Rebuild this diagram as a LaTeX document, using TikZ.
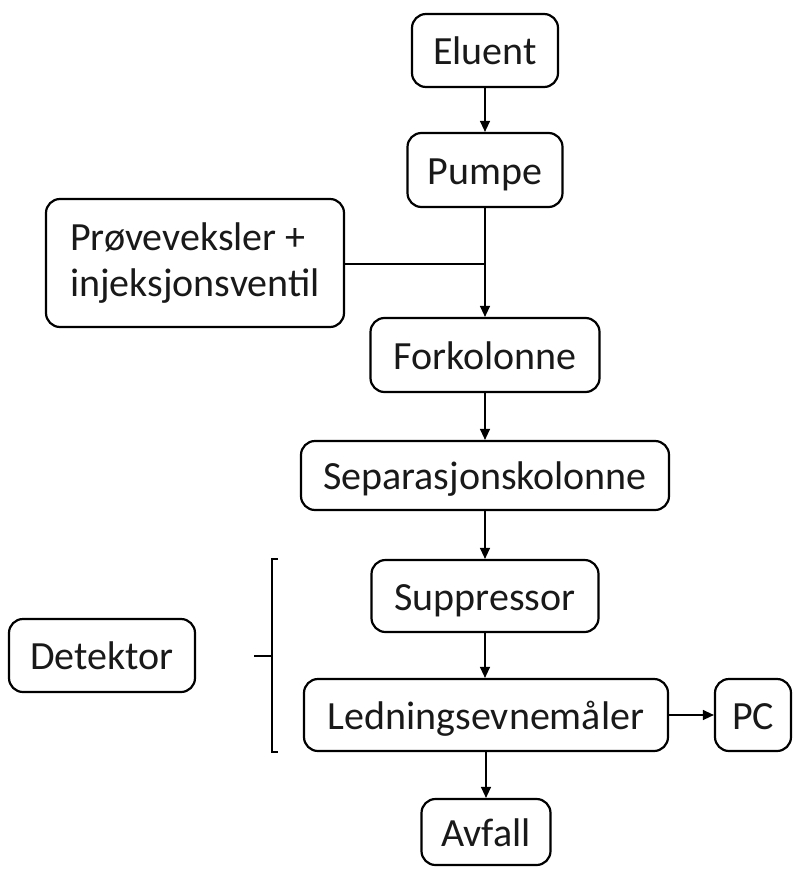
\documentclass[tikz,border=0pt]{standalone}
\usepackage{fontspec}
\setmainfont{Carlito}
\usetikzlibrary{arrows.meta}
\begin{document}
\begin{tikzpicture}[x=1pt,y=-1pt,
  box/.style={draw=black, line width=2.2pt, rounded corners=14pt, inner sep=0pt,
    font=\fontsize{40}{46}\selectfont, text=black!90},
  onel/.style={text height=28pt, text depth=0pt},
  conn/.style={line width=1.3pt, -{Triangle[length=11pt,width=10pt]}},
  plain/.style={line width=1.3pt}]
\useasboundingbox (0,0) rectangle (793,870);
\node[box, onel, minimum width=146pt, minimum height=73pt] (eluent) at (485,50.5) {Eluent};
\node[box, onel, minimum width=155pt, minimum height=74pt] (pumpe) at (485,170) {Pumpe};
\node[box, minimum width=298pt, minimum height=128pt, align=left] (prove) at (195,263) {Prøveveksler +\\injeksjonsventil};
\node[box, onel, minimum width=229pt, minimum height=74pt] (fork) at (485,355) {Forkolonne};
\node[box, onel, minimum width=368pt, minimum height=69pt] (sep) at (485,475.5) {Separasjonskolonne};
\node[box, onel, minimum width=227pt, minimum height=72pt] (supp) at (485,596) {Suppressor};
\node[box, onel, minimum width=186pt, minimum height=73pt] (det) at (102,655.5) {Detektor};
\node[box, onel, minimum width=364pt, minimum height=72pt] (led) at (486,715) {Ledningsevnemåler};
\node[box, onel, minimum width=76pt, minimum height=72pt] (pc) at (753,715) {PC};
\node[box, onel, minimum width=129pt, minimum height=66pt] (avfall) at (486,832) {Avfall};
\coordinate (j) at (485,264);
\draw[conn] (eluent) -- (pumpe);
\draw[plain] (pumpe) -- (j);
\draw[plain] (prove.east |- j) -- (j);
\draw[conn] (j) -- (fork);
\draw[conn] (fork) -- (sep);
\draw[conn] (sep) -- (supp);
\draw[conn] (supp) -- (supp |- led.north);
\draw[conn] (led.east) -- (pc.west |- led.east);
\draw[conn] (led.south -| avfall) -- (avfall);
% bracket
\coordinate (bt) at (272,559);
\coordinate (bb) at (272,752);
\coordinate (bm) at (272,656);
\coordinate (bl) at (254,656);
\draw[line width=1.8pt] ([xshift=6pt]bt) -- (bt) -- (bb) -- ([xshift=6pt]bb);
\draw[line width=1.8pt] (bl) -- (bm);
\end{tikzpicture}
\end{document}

→ **Requirement**: Reproduce all of the data exactly, omitting each picture it holds.

→ **Task solution**:
Rebuild this diagram as a LaTeX document, using TikZ.
\documentclass[tikz,border=0pt]{standalone}
\usepackage{fontspec}
\setmainfont{Carlito}
\usetikzlibrary{arrows.meta}
\begin{document}
\begin{tikzpicture}[x=1pt,y=-1pt,
  box/.style={draw=black, line width=2.2pt, rounded corners=14pt, inner sep=0pt,
    font=\fontsize{40}{46}\selectfont, text=black!90},
  onel/.style={text height=28pt, text depth=0pt},
  conn/.style={line width=1.3pt, -{Triangle[length=11pt,width=10pt]}},
  plain/.style={line width=1.3pt}]
\useasboundingbox (0,0) rectangle (793,870);
\node[box, onel, minimum width=146pt, minimum height=73pt] (eluent) at (485,50.5) {Eluent};
\node[box, onel, minimum width=155pt, minimum height=74pt] (pumpe) at (485,170) {Pumpe};
\node[box, minimum width=298pt, minimum height=128pt, align=left] (prove) at (195,263) {Prøveveksler +\\injeksjonsventil};
\node[box, onel, minimum width=229pt, minimum height=74pt] (fork) at (485,355) {Forkolonne};
\node[box, onel, minimum width=368pt, minimum height=69pt] (sep) at (485,475.5) {Separasjonskolonne};
\node[box, onel, minimum width=227pt, minimum height=72pt] (supp) at (485,596) {Suppressor};
\node[box, onel, minimum width=186pt, minimum height=73pt] (det) at (102,655.5) {Detektor};
\node[box, onel, minimum width=364pt, minimum height=72pt] (led) at (486,715) {Ledningsevnemåler};
\node[box, onel, minimum width=76pt, minimum height=72pt] (pc) at (753,715) {PC};
\node[box, onel, minimum width=129pt, minimum height=66pt] (avfall) at (486,832) {Avfall};
\coordinate (j) at (485,264);
\draw[conn] (eluent) -- (pumpe);
\draw[plain] (pumpe) -- (j);
\draw[plain] (prove.east |- j) -- (j);
\draw[conn] (j) -- (fork);
\draw[conn] (fork) -- (sep);
\draw[conn] (sep) -- (supp);
\draw[conn] (supp) -- (supp |- led.north);
\draw[conn] (led.east) -- (pc.west |- led.east);
\draw[conn] (led.south -| avfall) -- (avfall);
% bracket
\coordinate (bt) at (272,559);
\coordinate (bb) at (272,752);
\coordinate (bm) at (272,656);
\coordinate (bl) at (254,656);
\draw[line width=1.8pt] ([xshift=6pt]bt) -- (bt) -- (bb) -- ([xshift=6pt]bb);
\draw[line width=1.8pt] (bl) -- (bm);
\end{tikzpicture}
\end{document}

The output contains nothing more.